Bislang ist es offenbar das Schicksal des Gerichtshofs, mit den politisch nicht lösbaren Fragen juristisch fertig werden zu müssen und dafür zugleich in Haft genommen zu werden. Die vielgescholtenen Urteile Viking und Laval (2007) mögen hierfür das wohl eindrücklichste Beispiel der letzten Jahre abgeben. Jedenfalls dürfte es in Brüssel kein Geheimnis gewesen sein, dass die EU-Osterweiterung, wenn sie eine weitgehende Öffnung der Märkte (von der vor allem die Unternehmen der alten Mitgliedstaaten profitierten) ohne wirksame europäische Sozialstandards (worunter vor allem die Arbeitnehmer litten) bedeutete, früher oder später den EuGH mit grundrechtsrelevanten Fragen beschäftigen würde.

Zu argumentieren, der Gerichtshof solle sich doch in solchen oder ähnlichen Fällen in Zurückhaltung üben, kann freilich nicht überzeugen. Schließlich muss der Verlagerung politischer Aktivitäten auf die supranationale Ebene ein Transfer gerichtlicher Kontrollmöglichkeiten folgen, um keine Lücken im Individualrechtsschutz entstehen zu lassen; und zwar völlig unabhängig davon, ob die Staaten dies nun gutheißen oder nicht. Noch deutlicher: die Möglichkeit der Überwachung und Einhegung politischer Hoheitsgewalt im Rahmen einer gerichtlichen Kontrolle und am Maßstab des allgemein geltenden Rechts, auf dem die Gemeinschaft gegründet ist und welches sie zu wahren hat, kann nicht allein von dem Willen oder der Fähigkeit der politischen Gremien abhängen, sich zu einer entsprechenden textlichen Verankerung durchzuringen.
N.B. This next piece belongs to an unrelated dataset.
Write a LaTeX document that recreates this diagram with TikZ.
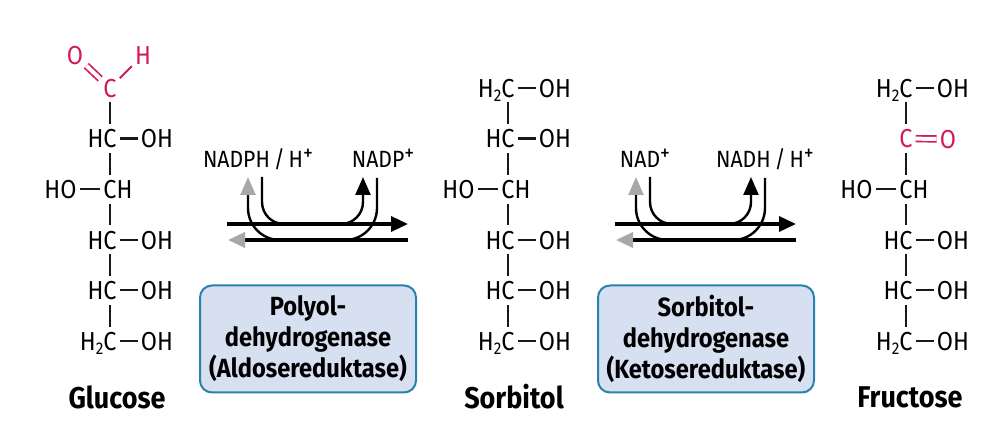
\documentclass[tikz,border=0pt]{standalone}
\usepackage{fontspec}
\setmainfont[FakeStretch=0.9]{Fira Sans}
\usetikzlibrary{arrows.meta}
\definecolor{carbred}{HTML}{D2195A}
\definecolor{boxfill}{HTML}{D6E0F1}
\definecolor{boxdraw}{HTML}{2A80B0}
\definecolor{tipgray}{HTML}{A8A8A8}
\newcommand{\hsub}{H\raisebox{-4pt}{\fontsize{17}{18}\selectfont 2}}
\newcommand{\splus}{\raisebox{7pt}{\fontsize{22}{22}\selectfont +}}

\begin{document}
\begin{tikzpicture} [
    x=1pt,
    y=-1pt,
    node distance=50.6pt,
  ]

  \tikzstyle{atom} = [
    font=\fontsize{26}{30}\selectfont,
    text height=18.5pt,
    text depth=0pt,
    inner xsep=3pt,
    inner ysep=5pt,
  ]
  \tikzstyle{ohgroup} = [
    atom,
    node distance=47pt,
  ]
  \tikzstyle{hogroup} = [
    atom,
    node distance=49.5pt,
  ]
  \tikzstyle{redatom} = [
    atom,
    text=carbred,
  ]
  \tikzstyle{bond} = [
    line width=2.2pt,
    black!90,
  ]
  \tikzstyle{redbond} = [
    line width=2pt,
    carbred,
  ]
  \tikzstyle{redbond2} = [
    carbred,
    line width=1.7pt,
    double=white,
    double distance=4pt,
  ]
  \tikzstyle{cofactor} = [
    font=\fontsize{23.5}{26}\selectfont,
    text height=17pt,
    text depth=0pt,
    inner sep=0pt,
  ]
  \tikzstyle{sugar} = [
    font=\fontsize{30}{32}\selectfont\bfseries,
    inner sep=0pt,
  ]
  \tikzstyle{enzyme} = [
    draw=boxdraw,
    fill=boxfill,
    line width=2pt,
    rounded corners=12pt,
    minimum width=216pt,
    minimum height=107pt,
    align=center,
    inner sep=0pt,
    font=\fontsize{26.3}{31}\selectfont\bfseries,
  ]
  \tikzstyle{rxn} = [
    line width=3.4pt,
  ]
  \tikzstyle{ubend} = [
    line width=2.4pt,
  ]

  % Glucose
  \node[redatom] (g1) at (110,88) {C};
  \node[redatom] (go) at (75,55)  {O};
  \node[redatom] (gh) at (143,55) {H};
  \node[atom,below of=g1] (g2) {\llap{H}C};
  \node[atom,below of=g2] (g3) {C\rlap{H}};
  \node[atom,below of=g3] (g4) {\llap{H}C};
  \node[atom,below of=g4] (g5) {\llap{H}C};
  \node[atom,below of=g5] (g6) {\llap{\hsub}C};
  \node[ohgroup,right of=g2] (g2r) {OH};
  \node[hogroup,left of=g3] (g3l) {HO};
  \node[ohgroup,right of=g4] (g4r) {OH};
  \node[ohgroup,right of=g5] (g5r) {OH};
  \node[ohgroup,right of=g6] (g6r) {OH};
  \node[sugar] (gname) at (117,397) {Glucose};

  % Sorbitol
  \node[atom] (s1) at (508,88) {\llap{\hsub}C};
  \node[atom,below of=s1] (s2) {\llap{H}C};
  \node[atom,below of=s2] (s3) {C\rlap{H}};
  \node[atom,below of=s3] (s4) {\llap{H}C};
  \node[atom,below of=s4] (s5) {\llap{H}C};
  \node[atom,below of=s5] (s6) {\llap{\hsub}C};
  \node[ohgroup,right of=s1] (s1r) {OH};
  \node[ohgroup,right of=s2] (s2r) {OH};
  \node[hogroup,left of=s3] (s3l) {HO};
  \node[ohgroup,right of=s4] (s4r) {OH};
  \node[ohgroup,right of=s5] (s5r) {OH};
  \node[ohgroup,right of=s6] (s6r) {OH};
  \node[sugar] (sname) at (514,397) {Sorbitol};

  % Fructose
  \node[atom] (f1) at (906,88) {\llap{\hsub}C};
  \node[redatom,below of=f1] (f2) {C};
  \node[atom,below of=f2] (f3) {C\rlap{H}};
  \node[atom,below of=f3] (f4) {\llap{H}C};
  \node[atom,below of=f4] (f5) {\llap{H}C};
  \node[atom,below of=f5] (f6) {\llap{\hsub}C};
  \node[ohgroup,right of=f1] (f1r) {OH};
  \node[redatom] (fo) at (948,139) {O};
  \node[hogroup,left of=f3] (f3l) {HO};
  \node[ohgroup,right of=f4] (f4r) {OH};
  \node[ohgroup,right of=f5] (f5r) {OH};
  \node[ohgroup,right of=f6] (f6r) {OH};
  \node[sugar] (fname) at (910,397) {Fructose};

  \draw[redbond2] (g1) -- (go);
  \draw[redbond2] (f2) -- (fo);
  \path[redbond] (g1) edge (gh);
  \path[bond] (g1) edge (g2) (g2) edge (g3) (g3) edge (g4) (g4) edge (g5) (g5) edge (g6);
  \path[bond] (g2) edge (g2r) (g3) edge (g3l) (g4) edge (g4r) (g5) edge (g5r) (g6) edge (g6r);
  \path[bond] (s1) edge (s2) (s2) edge (s3) (s3) edge (s4) (s4) edge (s5) (s5) edge (s6);
  \path[bond] (s1) edge (s1r) (s2) edge (s2r) (s3) edge (s3l) (s4) edge (s4r) (s5) edge (s5r) (s6) edge (s6r);
  \path[bond] (f1) edge (f2) (f2) edge (f3) (f3) edge (f4) (f4) edge (f5) (f5) edge (f6);
  \path[bond] (f1) edge (f1r) (f3) edge (f3l) (f4) edge (f4r) (f5) edge (f5r) (f6) edge (f6r);

  % Cofactors and enzymes
  \node[cofactor] (nadph) at (258,159) {NADPH\,/\,H\splus};
  \node[cofactor] (nadp)  at (383,159) {NADP\splus};
  \node[cofactor] (nad)   at (645,159) {NAD\splus};
  \node[cofactor] (nadh)  at (765,159) {NADH\,/\,H\splus};
  \node[enzyme] (polyol) at (308,339) {Polyol-\\dehydrogenase\\(Aldosereduktase)};
  \node[enzyme] (sorbdh) at (706,339) {Sorbitol-\\dehydrogenase\\(Ketosereduktase)};

  % left reaction
  \coordinate (a1) at (227,224);
  \coordinate (a2) at (408,224);
  \coordinate (a3) at (408,240);
  \coordinate (a4) at (228,240);
  \coordinate (a5) at (262,177);
  \coordinate (a6) at (363,177);
  \coordinate (a7) at (377,178);
  \coordinate (a8) at (248,177);
  \draw[rxn,-{Triangle[length=17pt,width=15pt]}] (a1) -- (a2);
  \draw[rxn,-{Triangle[length=17pt,width=15pt,color=tipgray]}] (a3) -- (a4);
  \draw[ubend,rounded corners=22pt,-{Triangle[length=18pt,width=15pt]}]
    (a5) -- (a5 |- a1) -- (a6 |- a1) -- (a6);
  \draw[ubend,rounded corners=32pt,-{Triangle[length=18pt,width=15pt,color=tipgray]}]
    (a7) -- (a7 |- a3) -- (a8 |- a3) -- (a8);

  % right reaction
  \coordinate (b1) at (615,224);
  \coordinate (b2) at (796,224);
  \coordinate (b3) at (796,240);
  \coordinate (b4) at (616,240);
  \coordinate (b5) at (650,177);
  \coordinate (b6) at (751,177);
  \coordinate (b7) at (765,178);
  \coordinate (b8) at (636,177);
  \draw[rxn,-{Triangle[length=17pt,width=15pt]}] (b1) -- (b2);
  \draw[rxn,-{Triangle[length=17pt,width=15pt,color=tipgray]}] (b3) -- (b4);
  \draw[ubend,rounded corners=22pt,-{Triangle[length=18pt,width=15pt]}]
    (b5) -- (b5 |- b1) -- (b6 |- b1) -- (b6);
  \draw[ubend,rounded corners=32pt,-{Triangle[length=18pt,width=15pt,color=tipgray]}]
    (b7) -- (b7 |- b3) -- (b8 |- b3) -- (b8);

  \useasboundingbox (0,0) rectangle (994,427);
\end{tikzpicture}
\end{document}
Was den Motor der Integration wirklich antreibt

Es darf zudem nicht übersehen werden, dass es gerade im Bereich der Grundrechte vor allem Einzelne sind, die mit gerechtfertigten Erwartungen an die nationalen Gerichte oder den EuGH herantreten. Wie der ehemalige Generalanwalt Carl-Otto Lenz im Deutschlandfunk sagt: „Sie können keinen Motor haben, den sie nicht selber anlassen und abstellen können. Aber der Motor Europäischer Gerichtshof, der wird immer von den Klägern angelassen. Und das sind ganz verschiedene Leute mit ganz verschiedenen Interessen.“

So ergibt sich insgesamt ein anderes, ein komplexeres Bild vom „Motor der Integration“, als das bislang die Debatten bestimmende, welches den EuGH als treibende Kraft der Integration darstellt und diese Rolle zuweilen scharf kritisiert. Denn selbst wenn man den Gerichtshof als Motor der Integration sehen mag, so sind es in erster Linie die Unzulänglichkeiten der politischen Problemlösungsfähigkeit, die den Treibstoff liefern und die legitimen Erwartungen an die Vollständigkeit der Rechtsordnung und den Individualrechtschutz seitens der europäischen Bürger, die den Motor am Laufen halten.